The gulf between the rhetoric and application in congressional process is mind-blowing. Here Xavier Becerra (D-CA) mentions ‘billionaire’ five times. And in a perfect example of egregious overstatement, Nydia Velázquez (D-NY) later states in the same document:
“In a frenzy to shove undocumented immigrants out of the country, the Republican majority has crafted one of the most offensive pieces of legislation ever. They did not make this bill any better simply by removing the bar on undocumented children attending public school. The conference agreement still severely restricts legal immigrants’ access to benefits, even though they play by the rules, they work hard and they pay taxes. But yet those multibillionaires who renounce their citizenship just so they cannot pay taxes, they are welcome to come back.”

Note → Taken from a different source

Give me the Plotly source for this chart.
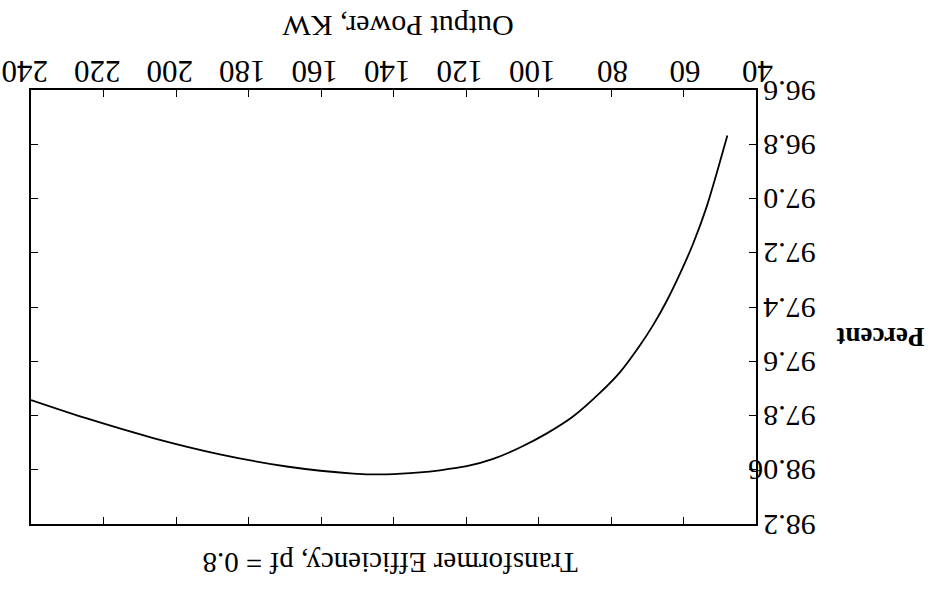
import plotly.graph_objects as go

# Output power (kW) and efficiency (%)
power_kw = [47.9, 50.8, 53.6, 57.3, 61.0, 64.6, 68.3, 72.0, 77.5, 83.0, 90.4, 97.7,
            105.1, 112.5, 119.8, 127.2, 132.7, 141.9, 151.1, 169.5, 187.9, 206.3, 224.6, 240.0]
efficiency_pct = [96.768, 96.905, 97.030, 97.165, 97.278, 97.377, 97.465, 97.541, 97.640, 97.716,
                  97.803, 97.866, 97.918, 97.960, 97.987, 98.002, 98.010, 98.017, 98.014, 97.988,
                  97.943, 97.883, 97.811, 97.743]

x_ticks = [40, 60, 80, 100, 120, 140, 160, 180, 200, 220, 240]
y_tick_vals = [96.6, 96.8, 97.0, 97.2, 97.4, 97.6, 97.8, 98.0, 98.2]
y_tick_text = ["96.6", "96.8", "97.0", "97.2", "97.4", "97.6", "97.8", "98.06", "98.2"]

title_text = "Transformer Efficiency, pf = 0.8"
x_title = "Output Power, KW"
y_title = "<b>Percent</b>"

FONT = "Liberation Serif, Times New Roman, serif"

fig = go.Figure()
fig.add_trace(go.Scatter(
    x=power_kw, y=efficiency_pct, mode="lines",
    line=dict(color="black", width=1.8, shape="spline", smoothing=0.8),
    showlegend=False, hoverinfo="skip",
))

fig.update_layout(
    width=941, height=589,
    margin=dict(l=31, r=185, t=90, b=65, autoexpand=False),
    paper_bgcolor="white", plot_bgcolor="white",
    font=dict(family=FONT, color="black", size=30),
    xaxis=dict(
        range=[240.02, 40], side="top", tickvals=x_ticks, automargin=False,
        ticks="inside", ticklen=7, tickwidth=1.2, tickcolor="black",
        showline=True, linecolor="black", linewidth=1.5, mirror="ticks",
        showgrid=False, zeroline=False, tickangle=180, ticklabelstandoff=-16,
        ticklabelshift=-17, ticklabeloverflow="allow",
        tickfont=dict(family=FONT, size=31, color="black"),
    ),
    yaxis=dict(
        range=[98.2, 96.6], side="right", tickvals=y_tick_vals, ticktext=y_tick_text,
        automargin=False, ticklabeloverflow="allow",
        ticks="inside", ticklen=7, tickwidth=1.2, tickcolor="black",
        showline=True, linecolor="black", linewidth=1.5, mirror="ticks",
        showgrid=False, zeroline=False, tickangle=180, ticklabelstandoff=52,
        ticklabelshift=-10,
        tickfont=dict(family=FONT, size=30, color="black"),
    ),
    annotations=[
        dict(text=x_title, xref="paper", yref="paper", x=0.506, y=1.145,
             xanchor="center", yanchor="middle",
             showarrow=False, textangle=180, font=dict(family=FONT, size=30)),
        dict(text=y_title, xref="paper", yref="paper", x=1.172, y=0.431,
             xanchor="center", yanchor="middle",
             showarrow=False, textangle=180, font=dict(family=FONT, size=27)),
        dict(text=title_text, xref="paper", yref="paper", x=0.495, y=-0.09,
             xanchor="center", yanchor="middle",
             showarrow=False, textangle=180, font=dict(family=FONT, size=29)),
    ],
)

fig.write_html("out.html", config={"displayModeBar": False},
               post_script="document.body.style.margin='0px';")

So is it billionaires or multibillionaires that Jack Reed and his pals want to ban with Ex-PATRIOT? Well, neither. He wants to ban anyone who has saved a mere 1/500th of the way towards a billion. That’s a huge reality gap.
I spent a few months on the Hill once, trying to make sure the U.S. government didn’t give my business to a foreign power, I talked with about a dozen senators, I have never in my life met a group of people so powerful and stupid at the same time, they thought they were royalty, it made me sick.
Is the Reed amendment, dead, alive or in stasis?
@Eric, many thanks for wading through all of this and for providing me with the answer and history:
[Sonny Bono, husband of Cher, supported the Reed in committee!]
For whatever reason, my congressman, House democrat Jim McDermott (now on House W&M), was among the minority voting against the bill containing the Reed in March and September 1996.
In my letter to McDermott, asking him to compare carefully RBT vs. Reed amendment solutions to our problems, I can now point out that he previously, most likely unknowingly, “voted against the Reed” twice.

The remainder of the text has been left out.